We assume that the message space of E is 1024 bits, i.e., \(|n_A|=|n_B|=1024\). Since the message space is fixed, t and C have the relation of tradeoff. As long as the probability of failure matching is less than \(2^{-20}\) (\(\simeq 10^{-7}\)), we assume that the correctness is guaranteed. Table 4 shows the probability of failure matching when t and |C| are changed. In order to satisfy the above condition (i.e., less than \(10^{-7}\)), we set \(t = 28\) bits prime numbers and \(|C|=30\) from Table 4. In this implementation, a user selects a single answer from five items assigned to each question.

7 Conclusion

We have proposed a privacy-preserving profile matching protocol considering conditions. In the existing protocols, the unwilling matching may occur, that is, a user may match to another unacceptable user.

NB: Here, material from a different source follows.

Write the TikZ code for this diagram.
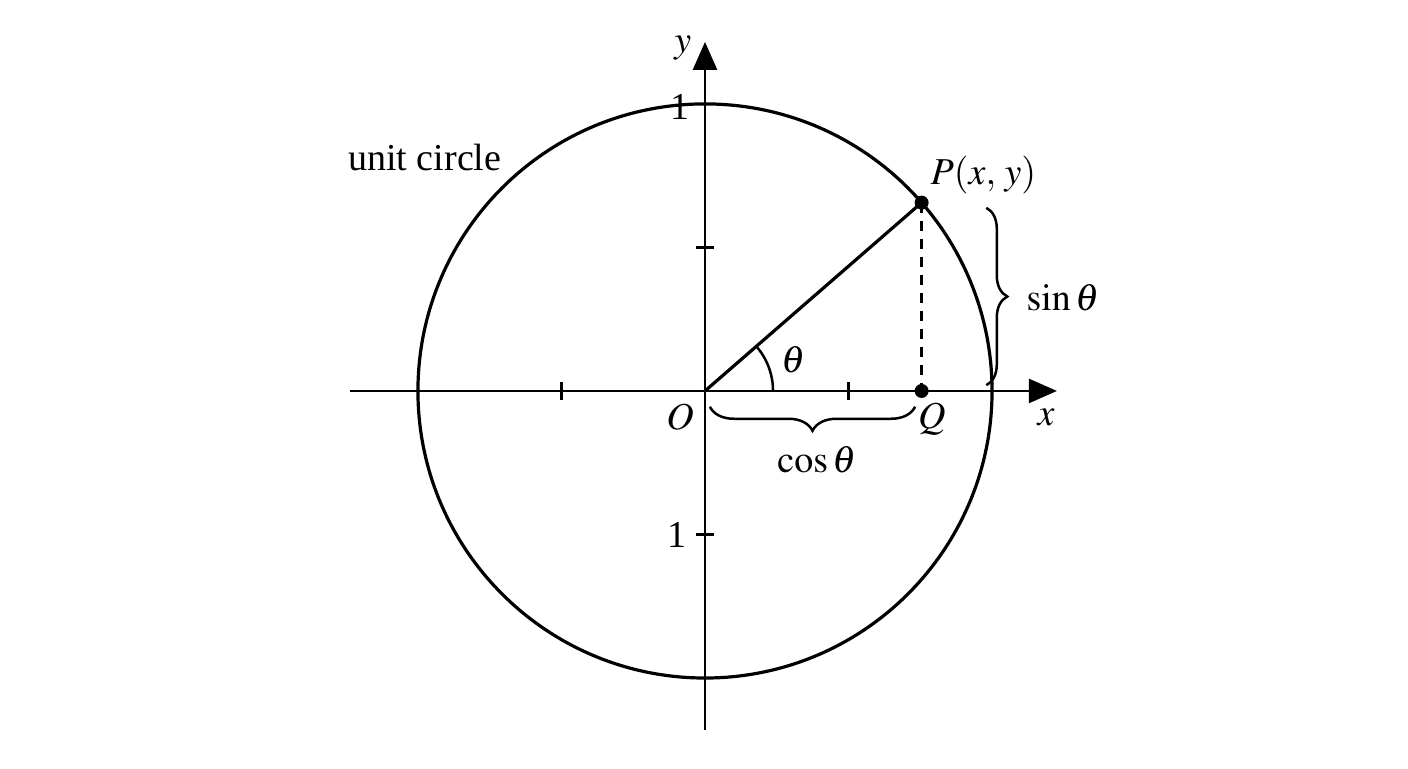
\documentclass[tikz,border=0pt]{standalone}
\usepackage{mathptmx}
\usepackage{fontspec}
\setmainfont{Liberation Serif}
\usepackage{tikz}
\usetikzlibrary{decorations.pathreplacing,calc,positioning,arrows.meta}

\begin{document}
\begin{tikzpicture}[x=143.5pt,y=143.5pt,line width=1.25pt,
    every node/.style={font=\fontsize{19}{23}\selectfont},
    axis/.style={-{Stealth[length=14pt,width=12pt,inset=0pt]}},
    dot/.style={circle,fill,inner sep=0pt,minimum size=7pt},
    brc/.style={decorate,decoration={brace,amplitude=#1}}]
    \useasboundingbox (-2.456,-1.314) rectangle (2.449,1.362);
    \coordinate (O) at (0,0);
    \coordinate (P) at (41:1);
    \coordinate (Q) at (P |- O);
    % circle and axes
    \draw[line width=1.6pt] (O) circle (1);
    \draw[axis] (-1.237,0) -- (1.226,0);
    \draw[axis] (0,-1.181) -- (0,1.216);
    \foreach \t in {-0.5,0.5} {
        \draw (\t,-0.03) -- (\t,0.03);
        \draw (-0.03,\t) -- (0.03,\t);
    }
    % labels
    \node (xlab) at (1.188,-0.094) {$x$};
    \node (ylab) at (-0.077,1.195) {$y$};
    \node (olab) at (-0.087,-0.09) {$O$};
    \node (one1) at (-0.087,0.99) {1};
    \node (one2) at (-0.097,-0.5) {1};
    \node (ulab) at (-0.976,0.812) {unit circle};
    % radius, projection, angle
    \draw[line width=1.6pt] (O) -- (P);
    \draw[dash pattern=on 5pt off 4pt] (P) -- (Q);
    \draw (0.237,0) arc (0:41:0.237);
    \node (tlab) at (0.307,0.108) {$\theta$};
    \node[dot] (pdot) at (P) {};
    \node[dot] (qdot) at (Q) {};
    \node[anchor=south west,inner sep=1pt] (plab) at ($(P)+(0.02,0.02)$) {$P(x,\,y)$};
    \node (qlab) at (0.79,-0.1) {$Q$};
    % braces
    \draw[brc=12pt] (0.732,-0.055) -- (0.017,-0.055);
    \node (clab) at (0.39,-0.24) {$\cos\theta$};
    \draw[brc=10.5pt] (0.98,0.638) -- (0.98,0.02);
    \node (slab) at (1.247,0.324) {$\sin\theta$};
\end{tikzpicture}
\end{document}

In our protocol, matching is established only when the conditions are satisfied, and hence our protocol can prevent such unwilling matching, which occurs in the existing protocols, by setting conditions. Additionally, we have reduced computational cost and memory consumption by using the map-to-prime technique and an honest-but-curious server. As a future work, we try to enhance the privacy such as condition hiding and configuration of privacy level, which restrict the matching result.